Yes, there may be something rather ghoulish in our displays of grief for people we’ve never known, but perhaps our mourning is for what we don’t know and have yet to learn about ourselves.

Why is going to the funeral of a neighbor you didn’t know any different from paying respects to a private figure who dies in a public way. It is not wrong to pay respects to ANY dead person. What IS needed is some sense of public decorum, of rules of etiquette. These are important when we know the deceased or their family, and they are important when we enter this relatively new arena. Or maybe not so new. What is new is the way the story of a public death becomes public fodder, and the funeral and memorial move from private to public. But private citizens have long been adopted by the public in death, sometimes with the blessing of family, sometimes not. But trying to tell people not to allow their grief play, to not pay respects, is itself disrespectful.

How good to hear about the Dark Tourism Forum! I am going to check that out in the hope of better understanding the hordes of tourists descending on NYC since 9/12/01 to “pay their respects” at “ground zero.” It wouldn’t bother me quite so much if they just admitted they wanted to see for themselves where thousands of people died and buildings toppled to the ground…but this thing about “paying one’s respects” (as if anyone cared ).

I wasn’t aware of the phenomenon until Thanksgiving of 2001. A large group of tourists was walking behind the table where I was having dinner with a friend when one of the mothers in this group hectored the teenagers with her: “Y’all have to git up early tomorrow if ya want to go to ground zero!” Everyone I knew here in NYC was sickened by thought of going anywhere near that site, so it was quite a jolt to learn what a big attraction it had become for tourists and that it was now called “ground zero.”

More recently, a couple of months ago I was on a subway here and the leader of a large group of French tourists was outlining the itinerary for the next day, which included “dejeuner a Ground Zero!”

I would certainly adore to visit Amsterdam where Anne Frank was trapped before being taken to a camp. I would also wish to visit the camps to really feel the atrocities of the Nazis.

In my context, Grief tourism would certainly mean that. Visiting places in Holland, Russia and other countries where such inhuman actions have taken place, or worse, still taking place.

About traveling in general:
most of the travelers have no place and nothing to do where ever they go.
P.S.I myself did never flew ( from Europe) to my producer´s funeral ( USA).

I am the Editor of The Dark Tourism Forum (as mentioned in this article) based at the University of Central Lancashire in England, where as an Academic, the intention is to ‘shine light on dark tourism research’. The Forum is an online collaboration of academics and other partners, from across the world, where we attempt to understand (and publish) interrelationships with the dead, the commercialisation of death, and its public contemporary consumption.
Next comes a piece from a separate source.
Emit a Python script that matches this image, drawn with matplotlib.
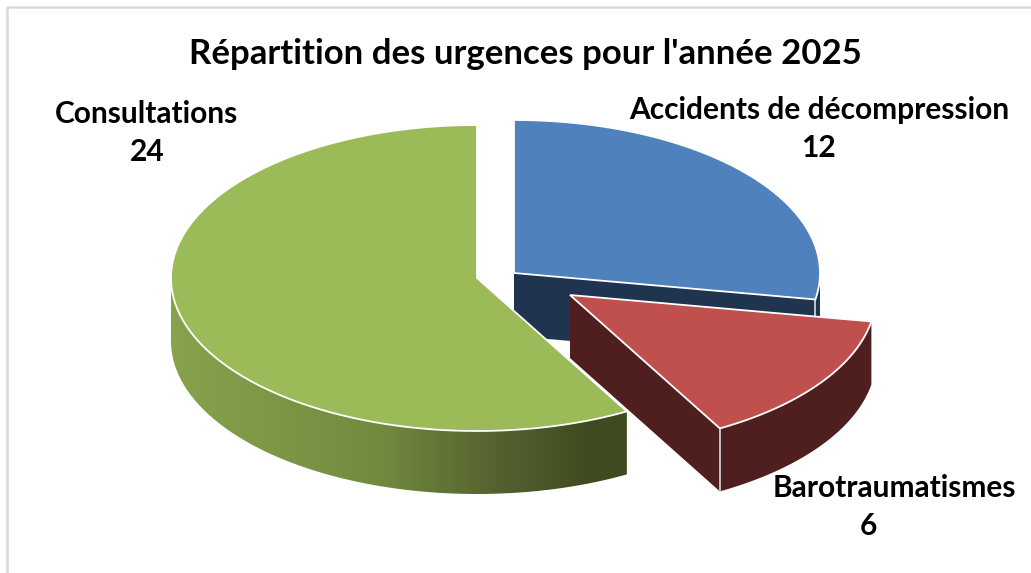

With a new book due out in September 2009 about the subject, I would suggest that so-called ‘grief tourism’ or ‘dark tourism’ is more about life than death, thus the three central facets of the grief tourism concept, to me at least, is about a broader understanding of morality, mortality, and consequent meaning…. people of course will have variable views on ethics and how to deal with death (in public); yet it is these very conversations (views) that add to our understanding – so long may they continue – the (moral) conversations that is!

A letter to the editor this past Monday from the director of the Hart Island Project led me to more Web pages about Hart Island, the site of the city’s potter’s field. Hart Island is off-limits to the general public; were it not, it would be overrun by tourists who would never find what they’d come for.
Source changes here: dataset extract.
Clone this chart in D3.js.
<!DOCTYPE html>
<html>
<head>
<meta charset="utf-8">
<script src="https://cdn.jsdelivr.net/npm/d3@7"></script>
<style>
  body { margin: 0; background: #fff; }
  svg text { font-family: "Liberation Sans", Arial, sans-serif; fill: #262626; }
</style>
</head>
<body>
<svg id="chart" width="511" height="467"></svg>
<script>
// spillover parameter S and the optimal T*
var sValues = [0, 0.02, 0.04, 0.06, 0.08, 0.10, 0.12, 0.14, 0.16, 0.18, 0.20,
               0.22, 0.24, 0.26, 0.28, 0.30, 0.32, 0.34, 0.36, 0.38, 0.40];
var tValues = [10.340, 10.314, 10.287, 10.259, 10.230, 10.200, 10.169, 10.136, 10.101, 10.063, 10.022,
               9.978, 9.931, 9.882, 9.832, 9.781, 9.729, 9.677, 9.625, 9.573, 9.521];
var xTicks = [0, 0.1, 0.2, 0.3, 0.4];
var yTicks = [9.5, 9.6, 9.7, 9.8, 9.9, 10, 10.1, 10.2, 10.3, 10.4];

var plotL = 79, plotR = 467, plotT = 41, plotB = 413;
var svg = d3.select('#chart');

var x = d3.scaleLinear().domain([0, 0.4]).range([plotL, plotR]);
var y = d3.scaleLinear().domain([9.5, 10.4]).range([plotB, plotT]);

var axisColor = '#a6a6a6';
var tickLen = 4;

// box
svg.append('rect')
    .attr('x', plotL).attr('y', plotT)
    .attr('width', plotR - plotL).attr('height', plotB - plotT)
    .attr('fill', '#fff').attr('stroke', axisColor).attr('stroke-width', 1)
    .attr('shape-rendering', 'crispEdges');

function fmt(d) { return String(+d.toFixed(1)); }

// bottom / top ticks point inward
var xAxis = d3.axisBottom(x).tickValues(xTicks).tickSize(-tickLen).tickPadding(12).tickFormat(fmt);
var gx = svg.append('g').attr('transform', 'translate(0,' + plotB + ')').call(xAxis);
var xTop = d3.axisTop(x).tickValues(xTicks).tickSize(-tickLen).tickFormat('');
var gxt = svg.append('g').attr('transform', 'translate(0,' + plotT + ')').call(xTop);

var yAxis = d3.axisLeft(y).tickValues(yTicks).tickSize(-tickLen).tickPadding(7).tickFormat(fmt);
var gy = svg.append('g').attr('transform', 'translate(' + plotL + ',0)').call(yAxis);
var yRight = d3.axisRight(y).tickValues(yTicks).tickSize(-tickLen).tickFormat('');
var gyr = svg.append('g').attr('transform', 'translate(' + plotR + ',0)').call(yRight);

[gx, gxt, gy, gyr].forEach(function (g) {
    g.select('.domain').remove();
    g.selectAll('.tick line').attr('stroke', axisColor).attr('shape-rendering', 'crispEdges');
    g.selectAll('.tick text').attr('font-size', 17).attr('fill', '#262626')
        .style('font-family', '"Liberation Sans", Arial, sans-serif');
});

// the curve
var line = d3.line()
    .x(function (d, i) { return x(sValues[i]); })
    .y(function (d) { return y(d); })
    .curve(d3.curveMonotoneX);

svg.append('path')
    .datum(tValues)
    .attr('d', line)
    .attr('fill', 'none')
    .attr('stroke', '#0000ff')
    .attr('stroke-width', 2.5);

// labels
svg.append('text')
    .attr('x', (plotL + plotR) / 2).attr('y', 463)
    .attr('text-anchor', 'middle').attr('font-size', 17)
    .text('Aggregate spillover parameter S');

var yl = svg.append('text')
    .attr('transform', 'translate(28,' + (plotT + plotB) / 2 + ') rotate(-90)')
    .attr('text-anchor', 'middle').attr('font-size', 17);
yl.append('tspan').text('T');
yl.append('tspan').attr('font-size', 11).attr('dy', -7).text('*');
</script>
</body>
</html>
Ellie quoted a visitor to NYC as follows:

“Y’all have to git up early tomorrow if ya want to go to ground zero!”
____________________

Why couldn’t the poster have made this a declarative sentence, one that would have better suited the serious tone of a discussion about death and mourning? Was the mimicking of dialect really necessary? It smacks of class-based prejudice to me.

Ellie, I assume you “Love New York,” as the advertising slogan goes. If you’re representative of residents of the city, I’m loath to visit the place again. Thank you for helping to deplete the tourist revenue there.

I said earlier that Ellie’s comment “smacks of class-based prejudice to me.” I might also add that there’s a certain provincialism in what she says.

That’s it. I’m not usually one to make ad feminam (or ad hominem) statements, but I was surprised that she used a forum on grief tourism to speak of her disgruntlement at those who help to fill her city’s coffers.

The highly overwrought displays of public grief for strangers – especially for Princess Diana and then Michael Jackson, but also regarding the WTC – are about the “griever” rather than the lost one. They are striking a pose, loudly inviting everyone to admire the depth and quality of their grief, and what sensitive souls they are. Come off it.

The real griever, I think is more like Cordelia, who refused to heave her heart into her mouth.

And having heard, more than once, exactly the kind of comment recounted by Ellie – complete with accents, and with no trace of grief at all, but with exclamatory, delighted eagerness – at a time when the WTC was still a big, smoking hole in the ground – I’m sorry, but I’m with her. There were a hell of a lot of people who came to gawk at a site of mass death and were almost certainly disappointed not to see dismembered body parts lying around. I’m sorry if that’s cruel, but I was in this city and I heard the tourists’ conversations myself.

We have Katrina Tours in New Orleans. Every time I see the buses drive by I get really grossed out.